仮面ライダーフォーゼ第四十三話

仮面ライダー生誕40周年記念作品「仮面ライダーフォーゼ」。
第四十三話「双・子・明・暗」。
ついに双子座ゾディアーツが出現。変身するのは、あろうことか、城島ユウキ(清水富美加)。フォーゼ=如月弦太朗(福士蒼汰)は幼馴染の城島ユウキを相手に戦わざるを得なくなったのだ。戦闘に先立って、先ずは城島ユウキが天ノ川学園内で数多くの悪事を働いて皆の反感を買う事態があったが、最初の悪事を目撃したのも如月弦太朗であり、ゆえに、城島ユウキの罪を疑った最初の人も如月弦太朗になってしまったことから、ただでさえ彼は、この幼馴染の女子に対してどのように接したらよいのかで悩んでいたところでもあった。

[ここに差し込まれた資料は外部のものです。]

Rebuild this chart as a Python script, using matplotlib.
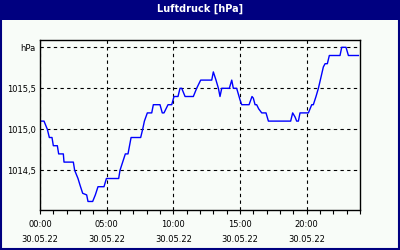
import matplotlib.pyplot as plt
from matplotlib.patches import Rectangle
from matplotlib.ticker import MultipleLocator

# =========================
# DATA
# =========================
hours = [0.0, 0.3, 0.55, 0.7, 0.9, 1.0, 1.3, 1.4, 1.75, 1.8, 2.5, 2.6, 2.85, 3.0,
         3.2, 3.5, 3.6, 3.95, 4.15, 4.35, 4.8, 4.98, 5.9, 6.0, 6.2, 6.4, 6.6, 6.83,
         7.55, 7.7, 7.83, 8.05, 8.38, 8.5, 9.0, 9.17, 9.3, 9.45, 9.6, 9.88, 10.05,
         10.35, 10.5, 10.63, 10.88, 11.5, 11.75, 12.05, 12.88, 13.0, 13.2, 13.38,
         13.5, 13.63, 14.2, 14.38, 14.5, 14.75, 15.0, 15.13, 15.68, 15.9, 16.0,
         16.13, 16.25, 16.4, 16.63, 16.95, 17.13, 18.8, 18.95, 19.13, 19.25, 19.38,
         19.5, 20.13, 20.38, 20.5, 20.7, 20.88, 21.08, 21.25, 21.38, 21.55, 21.7,
         22.5, 22.63, 22.95, 23.13, 23.88]
pressure = [1015.1, 1015.1, 1015.0, 1014.9, 1014.9, 1014.8, 1014.8, 1014.7, 1014.7,
            1014.6, 1014.6, 1014.5, 1014.4, 1014.32, 1014.22, 1014.2, 1014.12,
            1014.12, 1014.2, 1014.3, 1014.3, 1014.4, 1014.4, 1014.5, 1014.6, 1014.7,
            1014.7, 1014.9, 1014.9, 1015.0, 1015.1, 1015.2, 1015.2, 1015.3, 1015.3,
            1015.2, 1015.2, 1015.25, 1015.3, 1015.3, 1015.4, 1015.4, 1015.5, 1015.5,
            1015.4, 1015.4, 1015.5, 1015.6, 1015.6, 1015.7, 1015.6, 1015.5, 1015.4,
            1015.5, 1015.5, 1015.6, 1015.5, 1015.5, 1015.36, 1015.3, 1015.3, 1015.4,
            1015.38, 1015.3, 1015.3, 1015.25, 1015.2, 1015.2, 1015.1, 1015.1, 1015.2,
            1015.15, 1015.1, 1015.1, 1015.2, 1015.2, 1015.3, 1015.3, 1015.4, 1015.5,
            1015.64, 1015.76, 1015.8, 1015.8, 1015.9, 1015.9, 1016.0, 1016.0,
            1015.9, 1015.9]

x_ticks = [0, 5, 10, 15, 20]
x_labels = ["00:00\n30.05.22", "05:00\n30.05.22", "10:00\n30.05.22",
            "15:00\n30.05.22", "20:00\n30.05.22"]
y_ticks = [1014.5, 1015.0, 1015.5, 1016.0]
y_labels = ["1014,5", "1015,0", "1015,5", "hPa"]

title = "Luftdruck [hPa]"

# =========================
# PLOT
# =========================
navy = "#000080"
bg = "#f8fcf8"

fig = plt.figure(figsize=(4, 2.5), dpi=100)
fig.patch.set_facecolor(bg)

# title bar + frame
fig.patches.append(Rectangle((0, 0.92), 1, 0.08, transform=fig.transFigure,
                             facecolor=navy, edgecolor="none", zorder=0))
fig.patches.append(Rectangle((0.0025, 0.004), 0.995, 0.992, transform=fig.transFigure,
                             facecolor="none", edgecolor=navy, lw=1.5, zorder=5))
fig.text(0.5, 0.966, title, color="white", fontsize=7, fontweight="bold",
         ha="center", va="center")

ax = fig.add_axes([0.1, 0.16, 0.8, 0.68])
ax.set_facecolor(bg)
ax.plot(hours, pressure, color="#0000ff", lw=1.0)

ax.set_xlim(0, 24)
ax.set_ylim(1014.016, 1016.089)

ax.set_xticks(x_ticks)
ax.set_xticklabels(x_labels, fontsize=6)
for lab in ax.get_xticklabels():
    lab.set_linespacing(1.9)
ax.xaxis.set_minor_locator(MultipleLocator(1))
ax.set_yticks(y_ticks)
ax.set_yticklabels(y_labels, fontsize=6)

ax.tick_params(axis="x", which="both", direction="out", length=3, width=0.8, pad=4)
ax.tick_params(axis="y", length=0, pad=3)

ax.grid(True, which="major", color="black", linestyle=(0, (3, 3)), lw=0.8)
for s in ax.spines.values():
    s.set_linewidth(1.0)
    s.set_color("black")

plt.savefig("out.png", dpi=100, facecolor=bg)
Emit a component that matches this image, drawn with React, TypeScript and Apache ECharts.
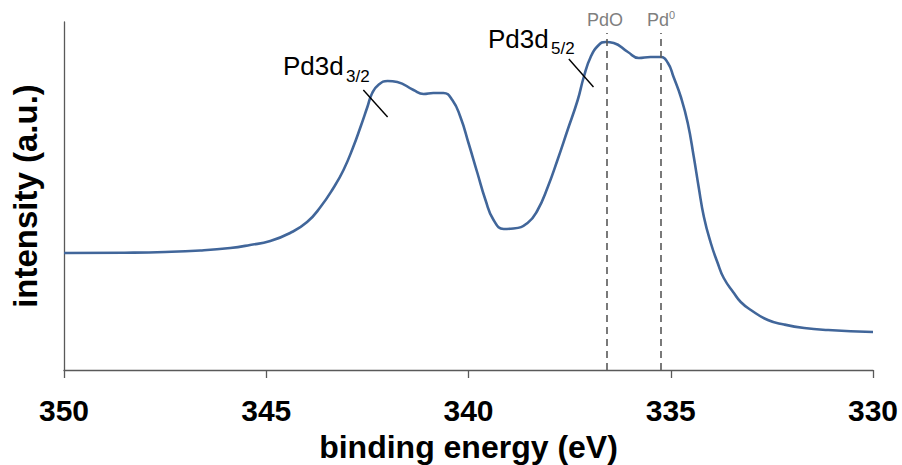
import React, { useEffect, useRef } from "react";
import * as echarts from "echarts";

// binding energy (eV) and intensity (a.u.)
const energy = [
  350.0, 348.5, 347.5, 346.63, 345.89, 345.4, 344.9, 344.41, 343.99, 343.66, 343.34,
  343.09, 342.85, 342.67, 342.5, 342.38, 342.23, 342.0, 341.76, 341.36, 341.11,
  340.87, 340.62, 340.4, 340.2, 340.0, 339.78, 339.58, 339.38, 339.13, 338.89,
  338.54, 338.29, 338.04, 337.8, 337.55, 337.3, 337.15, 336.98, 336.78, 336.61,
  336.41, 336.06, 335.79, 335.5, 335.25, 335.07, 334.93, 334.75, 334.58, 334.43,
  334.31, 334.18, 334.01, 333.84, 333.69, 333.44, 333.27, 333.02, 332.6,
  332.2, 331.7, 331.11, 330.0,
];
const intensity = [
  117, 117.3, 118, 119.5, 122, 125, 129, 137, 148, 163, 182,
  200, 223, 243, 263, 277, 285, 289, 288, 280, 276,
  277, 277, 270, 253, 227, 197, 170, 150, 141, 141.5,
  147, 160, 183, 210, 240, 270, 293, 313, 325, 328,
  327, 318, 312, 313, 313, 307, 293, 273, 247, 213,
  183, 153, 127, 107, 92, 77, 68, 60, 50,
  45.5, 42, 40, 38,
];

const xTicks = [350, 345, 340, 335, 330];

// reference positions (eV)
const refLines = [
  { name: "PdO", energy: 336.58 },
  { name: "Pd0", energy: 335.25 },
];
const refLineTop = 337;

// leader lines for the peak labels: [eV, intensity] start and end
const leaderLines = [
  [[342.6, 280], [342.0, 253]],
  [[337.52, 311], [336.91, 283]],
];

const FONT = "'Liberation Sans', Arial, sans-serif";

export default function App() {
  const ref = useRef<HTMLDivElement>(null);

  useEffect(() => {
    if (!ref.current) return;
    const chart = echarts.init(ref.current, undefined, { renderer: "svg" });

    const data = energy.map((e, i) => [e, intensity[i]]);

    const markData: any[] = [];
    refLines.forEach((r) => {
      markData.push([
        {
          coord: [r.energy, 0],
          lineStyle: { color: "#595959", width: 1.6, type: [7, 5] },
        },
        { coord: [r.energy, refLineTop] },
      ]);
    });
    leaderLines.forEach((l) => {
      markData.push([
        {
          coord: l[0],
          lineStyle: { color: "#000", width: 1.4, type: "solid" },
        },
        { coord: l[1] },
      ]);
    });

    const txt = (
      text: string,
      x: number,
      y: number,
      size: number,
      color: string,
      align: string = "left"
    ) => ({
      type: "text",
      x,
      y,
      silent: true,
      style: {
        text,
        fill: color,
        fontSize: size,
        fontFamily: FONT,
        fontWeight: "normal",
        align,
        verticalAlign: "middle",
      },
    });

    chart.setOption({
      animation: false,
      backgroundColor: "#fff",
      grid: {
        left: 64,
        right: 29,
        top: 22,
        bottom: 95,
        containLabel: false,
        outerBoundsMode: "none",
      },
      xAxis: {
        type: "value",
        inverse: true,
        min: 330,
        max: 350,
        interval: 5,
        name: "binding energy (eV)",
        nameLocation: "middle",
        nameGap: 61,
        nameTextStyle: {
          fontFamily: FONT,
          fontWeight: "bold",
          fontSize: 32,
          lineHeight: 32,
          color: "#000",
        },
        axisLine: { show: true, lineStyle: { color: "#595959", width: 1.3 } },
        axisTick: {
          show: true,
          inside: false,
          length: 8,
          lineStyle: { color: "#595959", width: 1.3 },
        },
        axisLabel: {
          margin: 25,
          fontFamily: FONT,
          fontWeight: "bold",
          fontSize: 30,
          color: "#000",
          formatter: (v: number) => (xTicks.includes(v) ? String(v) : ""),
        },
        splitLine: { show: false },
      },
      yAxis: {
        type: "value",
        min: 0,
        max: 348,
        name: "intensity (a.u.)",
        nameLocation: "middle",
        nameGap: 22,
        nameTextStyle: {
          fontFamily: FONT,
          fontWeight: "bold",
          fontSize: 33,
          color: "#000",
        },
        axisLine: { show: true, lineStyle: { color: "#595959", width: 1.3 } },
        axisTick: { show: false },
        axisLabel: { show: false },
        splitLine: { show: false },
      },
      series: [
        {
          type: "line",
          data,
          smooth: 0.5,
          symbol: "none",
          lineStyle: { color: "#41669a", width: 2.6 },
          markLine: {
            silent: true,
            symbol: ["none", "none"],
            label: { show: false },
            emphasis: { disabled: true },
            data: markData,
          },
        },
      ],
      graphic: [
        txt("Pd3d", 283, 66, 26, "#000"),
        txt("3/2", 346, 76, 17, "#000"),
        txt("Pd3d", 488, 39, 26, "#000"),
        txt("5/2", 551, 48, 17, "#000"),
        txt("PdO", 605, 20, 18, "#7f7f7f", "center"),
        txt("Pd", 647, 20, 18, "#7f7f7f"),
        txt("0", 669, 15, 11, "#7f7f7f"),
      ],
    });

    return () => chart.dispose();
  }, []);

  return (
    <div
      ref={ref}
      style={{
        position: "fixed",
        left: 0,
        top: 0,
        width: 902,
        height: 465,
        background: "#fff",
      }}
    />
  );
}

如月弦太朗にとって実に戦いにくい状況であり、双子座ゾディアーツの正体が城島ユウキであることを知らなかったメテオ=朔田流星(吉沢亮)がフォーゼの加勢に入ったときも、フォーゼ=如月弦太朗はメテオの攻撃を制してゾディアーツを庇わずにはいられなかった。だが、そのことは、如月弦太朗を守るのは俺だ!と心に誓って行動している朔田流星の心を傷付けずにはいなかった。その傷の深さは、女心には特に鈍感な如月弦太朗に己の恋心を気付いてもらえなかった風城美羽(坂田梨香子)の傷の深さに比肩し得るらしい。
それでもなお健気なメテオ=朔田流星は、今朝の話の最後、如月弦太朗の身を守るために身を挺してゾディアーツの分身の自爆テロリズムを全身で受け止めた。如月弦太朗は守られたが、朔田流星はどうなったのか。次週の話で確認するを要する。
それにしても、双子座ゾディアーツの存在の仕方は恐ろしい。
ゾディアーツに変身を始めた瞬間、その正体の人格は二つに分裂する。光と闇の二人へ。分裂から間もない段階では光こそが本体であって闇はその影でしかないが、本来は光によって抑圧されていて表面に出ることを許されないでいる暗い欲望の塊としての闇は、人格化するや、暗い欲望を最大限に開放して次々悪事を働き始め、悪事を積み重ねる毎に存在の濃さを強くして実体化し、やがては本物、本体となって、本体であるはずの光の人格を弱体化させ、ついには消去するらしい。
現に、本物であるはずの光の城島ユウキは今や、偽物だったはずの闇の城島ユウキの悪事の所為で人前に出ることもできなくなり、ついには顔までも失った。
これは、まるで現代の日本人の姿ではないのか。偽物の日本人が跋扈して悪事を働き、恫喝して権益を捏造し、あろうことか政権をも奪い取って社会を構造から改悪しつつある中で、本物の日本人は居場所も顔も見失いつつある。